One of them, Alcorn State, is the first and only HBCU in Mississippi to reach a court-mandated goal of having 10 percent non-Black enrollment for three consecutive years. But Alcorn isn’t stopping there.
“While we have fulfilled what the court required … we are not content that we have addressed all of the issues of underrepresented groups on campus, not only that those groups begin to appear but that they feel they have community and a voice on our campus,” Alcorn President M. Christopher Brown II told Diverse in a recent interview.
Alcorn recently announced a number of measures it is taking to continue its diversity efforts after meeting the enrollment requirements set forth in a settlement agreement of 2002, which ended the 27-year Ayers v. Fordice lawsuit. Lead plaintiff Jake Ayers and others accused the state of establishing racially separate and unequal systems of higher education.

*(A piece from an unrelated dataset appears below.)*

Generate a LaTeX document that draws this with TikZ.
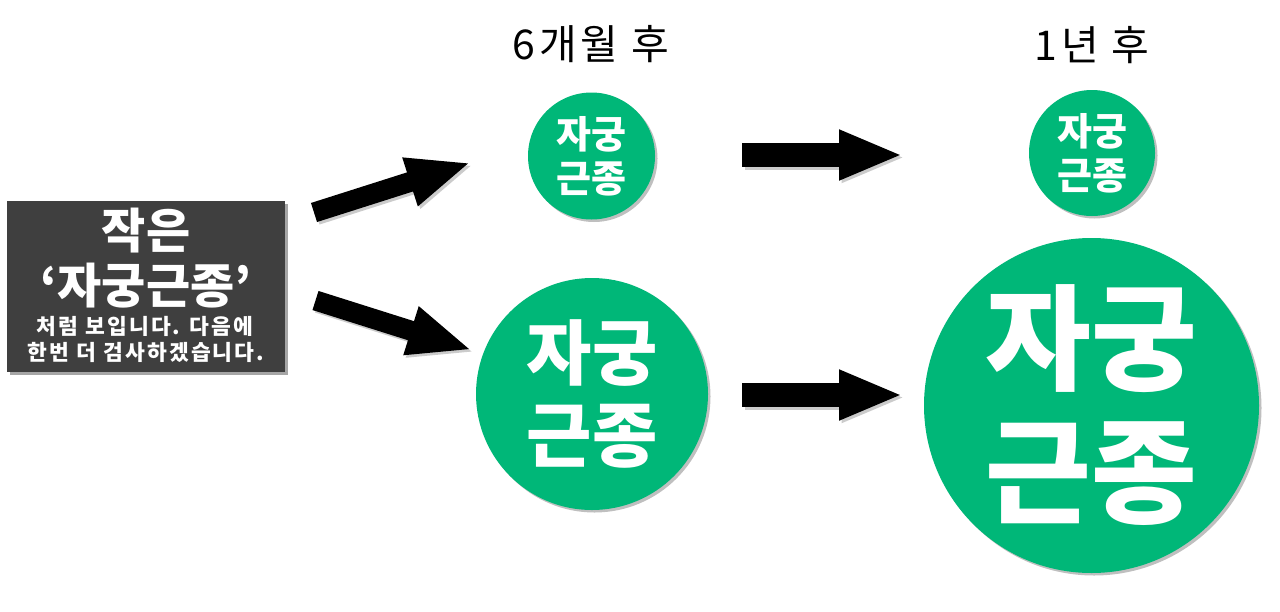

The settlement called for Mississippi’s HBCUs — Alcorn State, Jackson State and Mississippi Valley State universities — to share $503 million, most of which is to be spent over a 17-year period for academic programs. In order to tap into an endowment portion of the funds, enrollment diversity mandates must be met.
Alcorn is the only one of the three institutions to achieve those goals so far.
“While we believe in the Ayers enrollment goals, it is the minimum and not the ideal,” Brown said, adding that significant research has shown “that cross-racial and global engagement in the academic space improves academic outcomes and performance.”